Everything from the first line to the line containing "const pat1 = checkPattern(), pat2" is to be repeated exactly; nothing past it.
* * *
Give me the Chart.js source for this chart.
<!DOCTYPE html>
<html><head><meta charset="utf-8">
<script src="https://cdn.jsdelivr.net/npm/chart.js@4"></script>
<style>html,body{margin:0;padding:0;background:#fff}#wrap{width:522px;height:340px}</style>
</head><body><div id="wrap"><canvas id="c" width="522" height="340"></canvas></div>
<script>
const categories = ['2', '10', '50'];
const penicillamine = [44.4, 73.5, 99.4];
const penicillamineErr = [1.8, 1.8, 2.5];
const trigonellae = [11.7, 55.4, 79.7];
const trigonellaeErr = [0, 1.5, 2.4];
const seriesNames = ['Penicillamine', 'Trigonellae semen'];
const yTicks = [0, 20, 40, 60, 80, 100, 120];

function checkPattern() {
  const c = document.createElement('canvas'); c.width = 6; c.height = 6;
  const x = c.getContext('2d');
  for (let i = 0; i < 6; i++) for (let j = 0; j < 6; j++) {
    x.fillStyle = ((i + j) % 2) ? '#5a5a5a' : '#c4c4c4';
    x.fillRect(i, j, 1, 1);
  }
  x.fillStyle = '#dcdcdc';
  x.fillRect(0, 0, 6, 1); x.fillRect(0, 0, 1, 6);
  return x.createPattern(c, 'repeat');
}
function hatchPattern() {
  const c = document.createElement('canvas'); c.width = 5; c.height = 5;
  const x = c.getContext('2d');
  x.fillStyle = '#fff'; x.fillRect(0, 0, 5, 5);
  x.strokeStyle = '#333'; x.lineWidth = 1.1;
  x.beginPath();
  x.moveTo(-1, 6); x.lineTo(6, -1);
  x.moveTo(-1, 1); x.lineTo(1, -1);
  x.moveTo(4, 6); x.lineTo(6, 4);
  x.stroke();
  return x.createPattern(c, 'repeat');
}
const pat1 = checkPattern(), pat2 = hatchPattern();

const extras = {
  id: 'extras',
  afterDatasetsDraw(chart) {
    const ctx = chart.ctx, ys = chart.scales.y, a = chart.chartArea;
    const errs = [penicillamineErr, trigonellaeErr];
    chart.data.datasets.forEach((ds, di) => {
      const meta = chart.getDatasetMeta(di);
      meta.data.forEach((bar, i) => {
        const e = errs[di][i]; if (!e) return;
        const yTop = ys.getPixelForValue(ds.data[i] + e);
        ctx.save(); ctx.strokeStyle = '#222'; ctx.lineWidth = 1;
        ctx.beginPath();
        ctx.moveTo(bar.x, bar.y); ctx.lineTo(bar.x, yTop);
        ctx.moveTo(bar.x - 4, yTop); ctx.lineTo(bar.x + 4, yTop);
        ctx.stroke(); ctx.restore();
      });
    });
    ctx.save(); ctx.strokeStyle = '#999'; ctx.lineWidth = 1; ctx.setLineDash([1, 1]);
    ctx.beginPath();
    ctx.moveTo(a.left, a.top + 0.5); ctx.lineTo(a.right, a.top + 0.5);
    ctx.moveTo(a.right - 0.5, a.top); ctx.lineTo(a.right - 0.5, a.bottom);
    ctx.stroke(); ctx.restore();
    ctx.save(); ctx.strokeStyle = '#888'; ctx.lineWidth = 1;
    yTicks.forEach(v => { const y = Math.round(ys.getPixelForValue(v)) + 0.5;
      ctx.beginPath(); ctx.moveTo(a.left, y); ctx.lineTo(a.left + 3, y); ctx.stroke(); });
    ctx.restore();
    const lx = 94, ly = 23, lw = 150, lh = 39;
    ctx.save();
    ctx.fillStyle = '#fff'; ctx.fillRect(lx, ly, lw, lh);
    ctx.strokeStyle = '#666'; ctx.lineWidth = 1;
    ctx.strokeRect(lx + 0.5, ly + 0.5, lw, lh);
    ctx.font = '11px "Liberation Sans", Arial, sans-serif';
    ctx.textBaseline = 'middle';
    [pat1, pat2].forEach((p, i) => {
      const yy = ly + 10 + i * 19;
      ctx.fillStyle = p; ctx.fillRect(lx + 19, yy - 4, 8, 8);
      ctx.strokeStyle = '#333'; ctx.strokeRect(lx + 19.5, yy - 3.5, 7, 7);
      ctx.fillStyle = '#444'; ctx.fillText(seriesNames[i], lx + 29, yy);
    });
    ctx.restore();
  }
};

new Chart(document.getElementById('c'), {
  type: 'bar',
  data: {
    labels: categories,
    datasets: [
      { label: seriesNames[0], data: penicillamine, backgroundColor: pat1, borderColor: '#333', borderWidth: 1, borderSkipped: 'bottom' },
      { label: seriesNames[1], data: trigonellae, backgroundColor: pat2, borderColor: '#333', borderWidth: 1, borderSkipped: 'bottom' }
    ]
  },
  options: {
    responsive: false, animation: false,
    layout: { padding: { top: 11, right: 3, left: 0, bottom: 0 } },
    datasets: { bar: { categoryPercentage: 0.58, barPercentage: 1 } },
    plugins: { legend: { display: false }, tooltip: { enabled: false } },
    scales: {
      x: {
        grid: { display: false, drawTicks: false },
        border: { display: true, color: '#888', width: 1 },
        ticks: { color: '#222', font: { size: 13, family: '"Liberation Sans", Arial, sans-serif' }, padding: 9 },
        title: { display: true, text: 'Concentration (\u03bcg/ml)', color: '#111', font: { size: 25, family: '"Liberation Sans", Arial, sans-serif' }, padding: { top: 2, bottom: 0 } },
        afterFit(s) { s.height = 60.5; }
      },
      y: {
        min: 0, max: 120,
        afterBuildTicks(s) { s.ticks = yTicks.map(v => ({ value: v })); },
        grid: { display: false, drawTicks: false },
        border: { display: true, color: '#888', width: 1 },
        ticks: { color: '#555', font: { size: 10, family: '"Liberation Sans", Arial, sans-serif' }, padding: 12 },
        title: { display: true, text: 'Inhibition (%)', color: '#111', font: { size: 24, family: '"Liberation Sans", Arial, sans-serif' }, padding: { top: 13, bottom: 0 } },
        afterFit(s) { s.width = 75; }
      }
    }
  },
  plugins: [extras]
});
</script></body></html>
* * *
▸ TASK RESULT:
Give me the Chart.js source for this chart.
<!DOCTYPE html>
<html><head><meta charset="utf-8">
<script src="https://cdn.jsdelivr.net/npm/chart.js@4"></script>
<style>html,body{margin:0;padding:0;background:#fff}#wrap{width:522px;height:340px}</style>
</head><body><div id="wrap"><canvas id="c" width="522" height="340"></canvas></div>
<script>
const categories = ['2', '10', '50'];
const penicillamine = [44.4, 73.5, 99.4];
const penicillamineErr = [1.8, 1.8, 2.5];
const trigonellae = [11.7, 55.4, 79.7];
const trigonellaeErr = [0, 1.5, 2.4];
const seriesNames = ['Penicillamine', 'Trigonellae semen'];
const yTicks = [0, 20, 40, 60, 80, 100, 120];

function checkPattern() {
  const c = document.createElement('canvas'); c.width = 6; c.height = 6;
  const x = c.getContext('2d');
  for (let i = 0; i < 6; i++) for (let j = 0; j < 6; j++) {
    x.fillStyle = ((i + j) % 2) ? '#5a5a5a' : '#c4c4c4';
    x.fillRect(i, j, 1, 1);
  }
  x.fillStyle = '#dcdcdc';
  x.fillRect(0, 0, 6, 1); x.fillRect(0, 0, 1, 6);
  return x.createPattern(c, 'repeat');
}
function hatchPattern() {
  const c = document.createElement('canvas'); c.width = 5; c.height = 5;
  const x = c.getContext('2d');
  x.fillStyle = '#fff'; x.fillRect(0, 0, 5, 5);
  x.strokeStyle = '#333'; x.lineWidth = 1.1;
  x.beginPath();
  x.moveTo(-1, 6); x.lineTo(6, -1);
  x.moveTo(-1, 1); x.lineTo(1, -1);
  x.moveTo(4, 6); x.lineTo(6, 4);
  x.stroke();
  return x.createPattern(c, 'repeat');
}
const pat1 = checkPattern(), pat2 = hatchPattern();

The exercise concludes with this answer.